Peter said to Him, “Lord, why can I not follow you now? I will lay down my life for you.” Jesus answered, “Will you lay down your life for me? Truly, truly, I say to you, the rooster will not crow till you have denied me three times. Let not your hearts be troubled; believe in God, believe also in me. In my Father’s house are many rooms. It it were not so, would I have told you that I go to prepare a place for you? And if I go to prepare a place for you, I will come again and will take you to myself, that where I am you may be also.”- John 13:37-14:3
These moments in chapters 13-16 are some of the most intimate in all of Scripture. Jesus speaks to the eleven after Judas leaves, challenging and encouraging them for the time ahead with powerful, alarming, and simple truth. Here at the very beginning of His discourse, Jesus tells His disciples that He must leave them for a while and that they, His constant companions for the past three years, may not follow Him. He tells them that they will, though, eventually follow, but in the moment they must remain behind. We cannot imagine the sadness or insecurity the disciples must have felt. Though Jesus spoke to them in similar ways before, His speech now turned to the immediate. So Peter speaks up. In a moment of real sincerity and child-like inquisitiveness, Peter reveals His heartfelt faithfulness, begging Jesus, in a sense, to accompany Him. And yet Peter is denied and, what’s more, given the reality of the events that will unfold in the coming hours. Peter will forsake His Lord, and he will do it three times.
What darkness must have descended into the hearts of these eleven men! Jesus, their Lord and Master, must leave them and they cannot follow, and Peter, their spokesman and rock, will deny the very person that all of them had come to know and love. If Peter would deny Him, would not their thoughts have turned inward? If Peter denied Him, would they not deny Him as well?
And yet Jesus dispels the trouble and darkness that crept into His disciples’ hearts. “Believe in God, believe also in me.” Jesus claims faithfulness and steadfastness as God is faithful and steadfast. He claims certainty. He claims divinity. And can we not trust the words of the Divine, at whose word all the macrocosm and microcosm find their very existence and sustenance? And this Divine, this Jesus, tells His disciples that He will return for them, even in the face of their troubled faithlessness and fear.
We cannot compare ourselves directly to Peter, but do we not all deny him despite our sincerity? We are all right and eager to proclaim and own Him in the beauty of the good times. We own and claim Him in the sanctuary and before our fellow brothers and sisters. We own Him at conferences and at youth group. But do we not all, like Peter, deny Him when things become inconvenient, when times get hard? I do. Do we not deny Him when we choose idolatry over proper worship, choose to find our worth in man’s opinion of us and not God’s? I do. Do we not deny Him in our secular environments, when to proclaim His glories would bring the penetrating and judgmental glare of those we esteem? I do. Do we not deny Him on our computers and on our television sets? Do we not deny Him when it becomes inconvenient to attend worship because a favorite sporting event may be occurring at the same moment? It is true. We are all Peters. Our passion and our sincerity are real, but our faithfulness is not. Sincerity and passion are simply not enough in the face of sin and oppression.

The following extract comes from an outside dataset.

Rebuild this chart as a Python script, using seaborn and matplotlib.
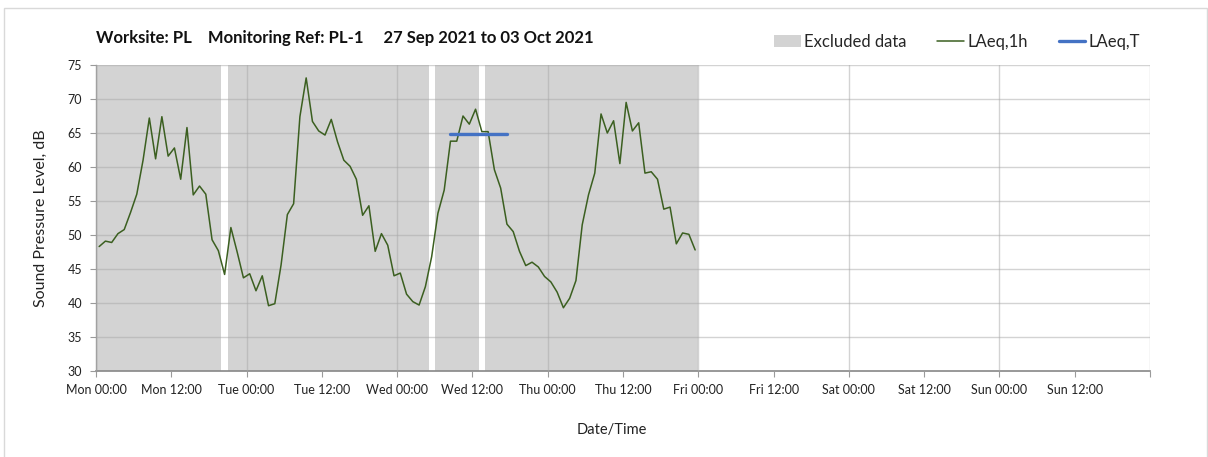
import matplotlib
matplotlib.use("Agg")
import matplotlib.pyplot as plt
import seaborn as sns
import numpy as np
import pandas as pd
from matplotlib.patches import Patch, Rectangle
from matplotlib.lines import Line2D

# hourly LAeq,1h values, Mon 00:00 .. Thu 23:00
laeq_1h = [48.3, 49.1, 48.9, 50.2, 50.8, 53.3, 56.0, 61.0, 67.2, 61.2,
           67.4, 61.6, 62.8, 58.2, 65.8, 55.9, 57.2, 56.0, 49.3, 47.7,
           44.2, 51.1, 47.5, 43.7, 44.3, 41.8, 44.0, 39.6, 39.9, 45.6,
           53.0, 54.6, 67.4, 73.1, 66.7, 65.3, 64.7, 67.0, 63.7, 61.0,
           60.1, 58.2, 52.9, 54.3, 47.6, 50.2, 48.5, 44.0, 44.4, 41.3,
           40.2, 39.7, 42.4, 46.8, 53.2, 56.6, 63.8, 63.8, 67.5, 66.3,
           68.5, 65.2, 65.2, 59.6, 56.9, 51.6, 50.5, 47.6, 45.5, 46.0,
           45.3, 43.9, 43.1, 41.6, 39.3, 40.7, 43.3, 51.5, 55.9, 59.1,
           67.8, 65.0, 66.8, 60.5, 69.5, 65.3, 66.5, 59.1, 59.3, 58.2,
           53.8, 54.1, 48.7, 50.3, 50.1, 47.8]
start_hour = 0

# LAeq,T over the assessment period
laeq_t_value = 64.9
laeq_t_hours = [56, 65]

# excluded data: every hour up to Fri 00:00 except these
excluded_end_hour = 96
not_excluded_hours = [20, 53, 61]

tick_labels = ["Mon 00:00", "Mon 12:00", "Tue 00:00", "Tue 12:00", "Wed 00:00",
               "Wed 12:00", "Thu 00:00", "Thu 12:00", "Fri 00:00", "Fri 12:00",
               "Sat 00:00", "Sat 12:00", "Sun 00:00", "Sun 12:00", ""]

sns.set_theme(style="white")
plt.rcParams["font.family"] = ["Lato", "DejaVu Sans"]

green = "#3B5F20"
blue = "#4472C4"
shade = "#D3D3D3"

fig = plt.figure(figsize=(12.08, 4.57), dpi=100)
ax = fig.add_axes([96 / 1208, 1 - 371 / 457, (1150 - 96) / 1208, (371 - 65) / 457])

hours = np.arange(len(laeq_1h)) + start_hour + 0.5
df = pd.DataFrame({"hour": hours, "LAeq": laeq_1h})

ex_hours = [h for h in range(excluded_end_hour) if h not in not_excluded_hours]
ax.bar(ex_hours, [75 - 30] * len(ex_hours), bottom=30, width=1.0, align="edge",
       color=shade, linewidth=0, zorder=0.5)

sns.lineplot(data=df, x="hour", y="LAeq", color=green, linewidth=1.1, ax=ax, zorder=3)

t_df = pd.DataFrame({"hour": [laeq_t_hours[0] + 0.5, laeq_t_hours[1] + 0.5],
                     "v": [laeq_t_value, laeq_t_value]})
sns.lineplot(data=t_df, x="hour", y="v", color=blue, linewidth=2.4, ax=ax, zorder=4)

ax.set_xlim(0, 168)
ax.set_ylim(30, 75)
ax.set_yticks(range(30, 76, 5))
ax.set_xticks(range(0, 169, 24))
ax.set_xticklabels(tick_labels[0::2])
ax.set_xticks(range(12, 168, 24), minor=True)
ax.set_xticklabels(tick_labels[1::2][:7], minor=True)

ax.set_axisbelow(False)
ax.grid(True, which="major", axis="both", color="#a8a8a8", alpha=0.5, linewidth=1.0, zorder=2)
ax.grid(False, which="minor")

for s in ["top", "right"]:
    ax.spines[s].set_visible(False)
ax.spines["left"].set_color("#9a9a9a")
ax.spines["bottom"].set_color("#868686")
ax.spines["left"].set_linewidth(1.0)
ax.spines["bottom"].set_linewidth(1.2)

ax.tick_params(axis="both", which="both", direction="out", length=4, width=0.8,
               color="#9a9a9a", labelsize=9, labelcolor="#222222")
ax.tick_params(axis="x", which="both", pad=5, bottom=True)
ax.tick_params(axis="y", pad=6, left=True)

ax.set_xlabel("Date/Time", fontsize=10.5, color="#222222", labelpad=19)
ax.xaxis.set_label_coords((612 - 96) / 1054, -0.17)
ax.set_ylabel("Sound Pressure Level, dB", fontsize=11.5, color="#222222", labelpad=14)

fig.text(96 / 1208, 1 - 38 / 457, "Worksite: PL    Monitoring Ref: PL-1     27 Sep 2021 to 03 Oct 2021",
         fontsize=12, fontweight="bold", color="#111111", va="center", ha="left")

handles = [Patch(facecolor=shade, edgecolor="none"),
           Line2D([0], [0], color=green, linewidth=1.1),
           Line2D([0], [0], color=blue, linewidth=2.4)]
fig.legend(handles, ["Excluded data", "LAeq,1h", "LAeq,T"], ncol=3, frameon=False,
           loc="center left", bbox_to_anchor=(774 / 1208, 1 - 42 / 457),
           fontsize=12, handlelength=1.6, handleheight=0.7, handletextpad=0.2,
           columnspacing=1.85, borderpad=0, borderaxespad=0)

fig.add_artist(Rectangle((4 / 1208, -0.01), 1203 / 1208, 1 - 8 / 457 + 0.01,
                         transform=fig.transFigure, fill=False,
                         edgecolor="#d9d9d9", linewidth=1.0))

fig.savefig("out.png", dpi=100)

And yet we should be strengthened. We should be encouraged because our denial does not undo His deliverance. Our failures do not hinder His victory. Our faithlessness does not impede His faithfulness. This is one of the glorious truths of John 13 and 14 and really of the entire Bible! God loves, accepts, and is faithful to those who do not always love Him in return, those who do not always accept Him as King, and those who are, at times, no more faithful than the unbeliever. Our salvation is not, in fact, based on our sincerity but on Christ’s sincerity. Our future hope is not based on our works, but on His work for us. In a very real moment, in the midst of our troubled hearts and unfaithfulness, Jesus speaks to us as He did to the disciples over 2,000 years ago. “Let not your hearts be troubled.” He knows our pain, knows our trouble, and knows our darkness. But let us learn from the Gospel of John that these cannot keep Him from us. He will return for us. He will bring us to Himself. In the in-between, let us, with all the power the Spirit provides, fight hard our sin and strengthen our troubled hearts, knowing full well that our Lord will come back for us. It’s just a matter of time.